« Le Journal du Dimanche » m’a interrogé il y a une semaine sur une série de sujets qui touchent à la liberté de disposer de soi. Ce genre d’exercice a l’inconvénient de la brièveté des réponses mais il a l’avantage de l’obligation de mettre en formules simples des réponses à des sujets complexes. J’ai pensé que la lecture de la partie de l’entretien consacré à ces questions intéressera mes lecteurs.
Jeudi soir, lors du troisième et dernier débat avant le premier tour de la primaire de la gauche, François de Rugy, suivi par Benoît Hamon, ont plaidé pour le droit à mourir dans la dignité. Cela va dans votre sens, vous qui êtes favorable au « droit d’éteindre la lumière »…
Ils ont fait œuvre utile. Cela facilite mon travail. Mais il faut parler clair et nommer les choses par leur nom : le suicide assisté. Ne nous cachons pas derrière des euphémismes. Les Français sont prêts à regarder cette idée en face. Le débat nous grandira tous. Ici il y a un grand décalage entre la maturité des gens, massivement pour, et les responsables politiques, plutôt frileux… Car en politique, les questions philosophiques font souvent très peur. Parler de la mort pour un politicien c’est typiquement le genre de sujet sur lequel il va biaiser.
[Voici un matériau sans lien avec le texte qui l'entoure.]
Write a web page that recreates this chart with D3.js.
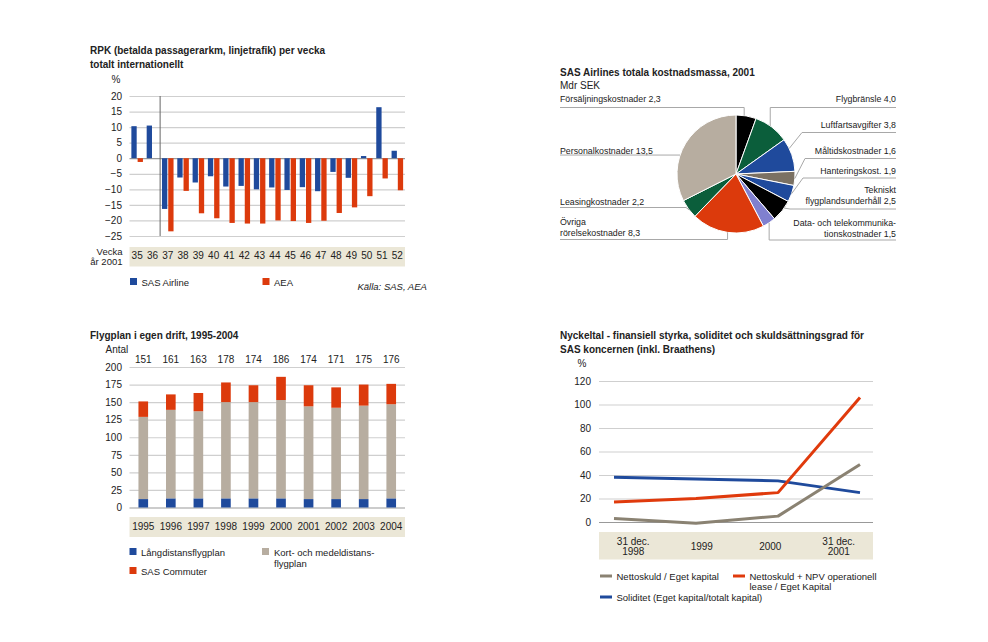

La formation moyenne des responsables politiques est extrêmement technocratique, elle est très peu littéraire et peu philosophique. Ce sont des sujets qui les encombrent.
Vous, au contraire, vous en avez fait l’une de vos marques de fabrique…
Il faut un débat sur la nature de la civilisation humaine à notre époque. L’avenir de la planète et celui de l’être humain sont à l’ordre du jour. Il ne faudrait pas que les questions de la présidentielle se résume à : combien ça coute ? Je veux introduire dans le débat le droit à être maître de soi-même. Il y a un lien direct entre le droit à l’avortement et le droit au suicide assisté. Je propose que ces deux droits soient inscrits dans la Constitution.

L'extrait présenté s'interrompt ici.